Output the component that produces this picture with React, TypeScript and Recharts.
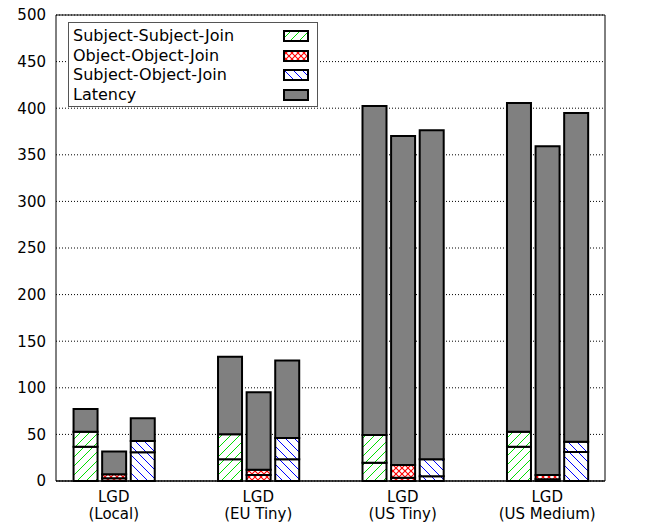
import React from 'react';
import { BarChart, Bar, XAxis, YAxis, CartesianGrid, ReferenceLine, Legend } from 'recharts';

// Group labels (two lines each)
const platforms = ['LGD', 'LGD', 'LGD', 'LGD'];
const setups = ['(Local)', '(EU Tiny)', '(US Tiny)', '(US Medium)'];

// Network latency per setup (same for all three join types)
const latency = [24.4, 83.2, 353, 352.7];

// Join times, two phases each
const subjectSubjectPhase1 = [36.8, 23.3, 19.6, 36.8];
const subjectSubjectPhase2 = [16.1, 26.8, 29.8, 16.1];
const objectObjectPhase1 = [3, 6.5, 3.5, 2];
const objectObjectPhase2 = [4.2, 5.5, 13.7, 4.4];
const subjectObjectPhase1 = [30.8, 23.3, 5.2, 31];
const subjectObjectPhase2 = [12.1, 22.8, 18.2, 11.2];

const yTicks = [0, 50, 100, 150, 200, 250, 300, 350, 400, 450, 500];
const legendLabels = ['Subject-Subject-Join', 'Object-Object-Join', 'Subject-Object-Join', 'Latency'];

const data = platforms.map((_, i) => ({
  pos: i,
  ss1: subjectSubjectPhase1[i],
  ss2: subjectSubjectPhase2[i],
  oo1: objectObjectPhase1[i],
  oo2: objectObjectPhase2[i],
  so1: subjectObjectPhase1[i],
  so2: subjectObjectPhase2[i],
  lat: latency[i],
}));

const FONT = '"DejaVu Sans", Verdana, sans-serif';
const GRAY = '#808080';

const Patterns = ({ prefix }: { prefix: string }) => (
  <defs>
    <pattern id={`${prefix}green`} patternUnits="userSpaceOnUse" width="9" height="9">
      <rect width="9" height="9" fill="#fff" />
      <path d="M0,9 L9,0 M-2,2 L2,-2 M7,11 L11,7" stroke="#00dd00" strokeWidth="1" />
    </pattern>
    <pattern id={`${prefix}red`} patternUnits="userSpaceOnUse" width="6" height="6">
      <rect width="6" height="6" fill="#fff" />
      <path d="M0,0 L6,6 M6,0 L0,6" stroke="#ff0000" strokeWidth="1.1" />
    </pattern>
    <pattern id={`${prefix}blue`} patternUnits="userSpaceOnUse" width="9" height="9">
      <rect width="9" height="9" fill="#fff" />
      <path d="M0,0 L9,9 M-2,7 L2,11 M7,-2 L11,2" stroke="#0000ff" strokeWidth="1" />
    </pattern>
  </defs>
);

const XTick = (props: any) => {
  const { x, y, payload } = props;
  const i = payload.value as number;
  return (
    <text x={x} y={y} textAnchor="middle" fontSize={15} fontFamily={FONT} fill="#000">
      <tspan x={x} dy={20.5}>{platforms[i]}</tspan>
      <tspan x={x} dy={17.5}>{setups[i]}</tspan>
    </text>
  );
};

const legendFills = ['url(#lg-green)', 'url(#lg-red)', 'url(#lg-blue)', GRAY];

const LegendBox = () => (
  <div
    style={{
      width: 250,
      height: 85,
      boxSizing: 'border-box',
      background: '#fff',
      border: '1px solid #555',
      position: 'relative',
      fontFamily: FONT,
      fontSize: 16,
      color: '#000',
    }}
  >
    <svg width={0} height={0} style={{ position: 'absolute' }}>
      <Patterns prefix="lg-" />
    </svg>
    {legendLabels.map((label, i) => (
      <div
        key={label}
        style={{ position: 'absolute', left: 4, top: 3 + i * 19.7, height: 20, lineHeight: '20px', width: 242 }}
      >
        <span>{label}</span>
        <svg width={28} height={14} style={{ position: 'absolute', left: 210, top: 4 }}>
          <rect x={1} y={1} width={24} height={10} fill={legendFills[i]} stroke="#000" strokeWidth={2} />
        </svg>
      </div>
    ))}
  </div>
);

export default function App() {
  const barProps = { stroke: '#000', strokeWidth: 2, isAnimationActive: false, yAxisId: 'left' };
  return (
    <div style={{ position: 'absolute', left: 0, top: 0, width: 662, height: 523, background: '#fff' }}>
      <BarChart
        width={662}
        height={523}
        data={data}
        margin={{ top: 15, right: 0, bottom: 0, left: 0 }}
        barSize={24}
        barGap={4.6}
      >
        <Patterns prefix="" />
        <CartesianGrid yAxisId="left" vertical={false} stroke="#000" strokeDasharray="1 2" />
        <Bar dataKey="ss1" stackId="ss" fill="url(#green)" {...barProps} />
        <Bar dataKey="ss2" stackId="ss" fill="url(#green)" {...barProps} />
        <Bar dataKey="lat" stackId="ss" fill={GRAY} {...barProps} />
        <Bar dataKey="oo1" stackId="oo" fill="url(#red)" {...barProps} />
        <Bar dataKey="oo2" stackId="oo" fill="url(#red)" {...barProps} />
        <Bar dataKey="lat" stackId="oo" fill={GRAY} {...barProps} />
        <Bar dataKey="so1" stackId="so" fill="url(#blue)" {...barProps} />
        <Bar dataKey="so2" stackId="so" fill="url(#blue)" {...barProps} />
        <Bar dataKey="lat" stackId="so" fill={GRAY} {...barProps} />
        <XAxis
          type="number"
          dataKey="pos"
          domain={[-0.4, 3.4]}
          ticks={[0, 1, 2, 3]}
          interval={0}
          allowDataOverflow
          height={42}
          tickLine={false}
          tickSize={0}
          tickMargin={0}
          tick={<XTick />}
          axisLine={{ stroke: '#000', strokeWidth: 1.5 }}
        />
        <YAxis
          yAxisId="left"
          orientation="left"
          width={56}
          domain={[0, 500]}
          ticks={yTicks}
          interval={0}
          tickLine={false}
          tickSize={6}
          tickMargin={4}
          axisLine={{ stroke: '#000', strokeWidth: 1 }}
          tick={{ fill: '#000', fontSize: 15, fontFamily: FONT }}
        />
        <YAxis
          yAxisId="right"
          orientation="right"
          width={57}
          domain={[0, 500]}
          ticks={yTicks}
          interval={0}
          tickLine={false}
          tickSize={6}
          tickMargin={5}
          axisLine={{ stroke: '#000', strokeWidth: 1 }}
          tick={{ fill: '#000', fontSize: 15, fontFamily: FONT }}
        />
        <ReferenceLine yAxisId="left" y={500} stroke="#000" strokeWidth={1} />
        <Legend
          layout="horizontal"
          verticalAlign="middle"
          align="center"
          width={250}
          height={85}
          wrapperStyle={{ left: 68, top: 22, width: 250, height: 85 }}
          content={() => <LegendBox />}
        />
      </BarChart>
    </div>
  );
}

* [What to do]:
Pull out all lines of the data with the string "React".

* [Exercise result]:
Output the component that produces this picture with React, TypeScript and Recharts.
import React from 'react';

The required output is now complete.